There are many reasons parents may want to establish custody. Unmarried parents who don’t live together may desire to have a written agreement that clearly outlines how the two parents agree to raise the child. Issues of support obligations, how much time each parent will spend with the child and who will make decisions for the child should be part of the plan. Raising a child together when the parents are separated is difficult. The plan is the foundation for working together for the rest of your child’s life.

Is the biological father also legally the father, in other words is paternity established?

Establishing paternity is the first step, you can’t skip it and even if there is general agreement about the identity of the  father is you must still follow the legal procedures.

The Legal Process

1. Complete a petition to establish custody and/or child support.

2. Fill out the summons to appear in court.
3.  Serve the opposing party.  The opposing party will have 20 days to respond if he or she lives in Arizona or 30 days to respond if he or she lives outside Arizona.

4. Both parties must complete a parent educational program.

 

 

 

Warning:  Arizona Law has undergone some changes to its custody statutes. ***  These Changes are effective January 1, 2013 and this page reflects the new law.

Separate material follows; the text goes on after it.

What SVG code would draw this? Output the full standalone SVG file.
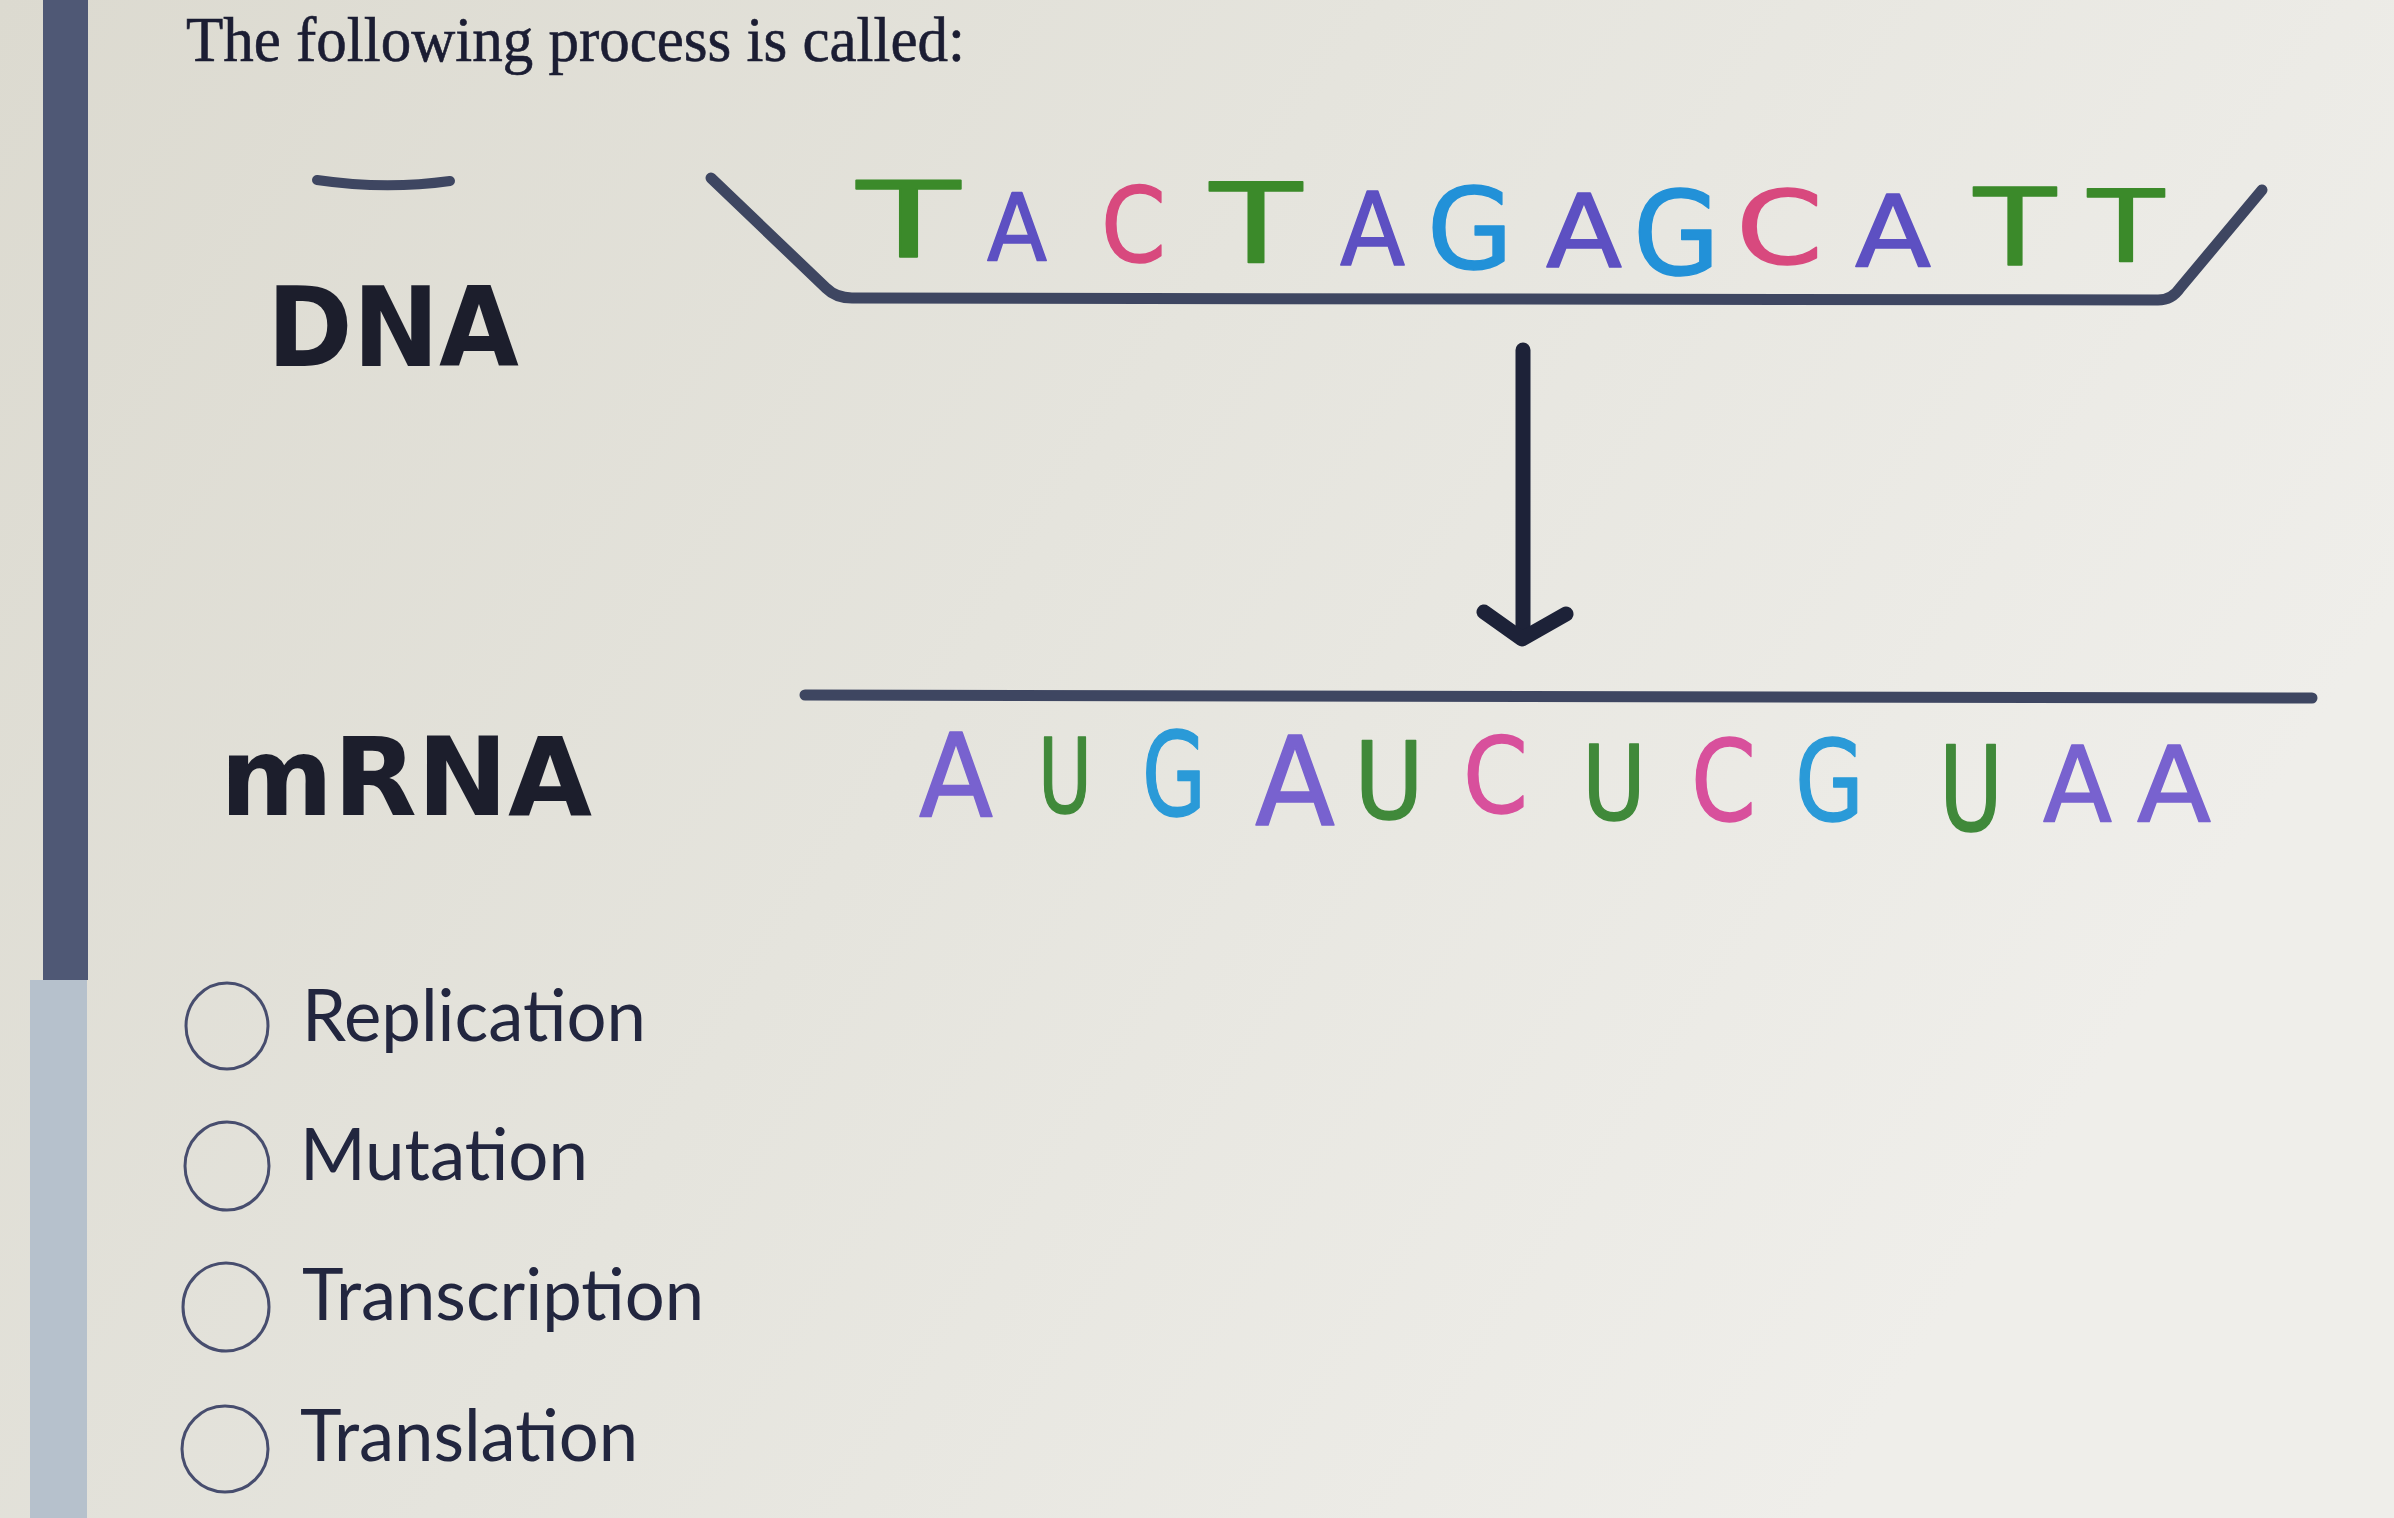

 Sole/Joint Custody and Legal Decision Making:

Concepts such as sole versus joint custody are now viewed more specifically as legal decision making on issues such as, medical care, religious upbringing, and educational choices.

The Parenting Plan:

Parents are encouraged by the court to come to an agreement with regard to a parenting plan and if possible to provide the court with an agreed upon plan.  However, if the parents cannot agree, each parent must submit a proposed parenting plan to the court.

A parenting plan must include:

  1. Whether the party proposes joint or sole parenting
  2. Each parent’s rights and responsibilities with regard to raising the child
  3. A detailed schedule of parenting time
  4. A detailed procedure for the exchanges of the child
  5. How potential changes, disputes, and alleged breaches will be addressed
  6. A procedure for periodic review of the plan’s terms
  7. A detailed procedure for communication between parents about the child
  8. Parties understand they must notify each other if a sex offender may have access to the child

And if we can’t agree, what happens?

If parents are unable to agree on any part of the plan, the court may decide that part for the parents.  The court’s decision will be based on what would be in the best interests of child’s emotional and physical health.

Warning: Just because the court grants shared legal decision-making, this does not necessarily mean equal parenting time.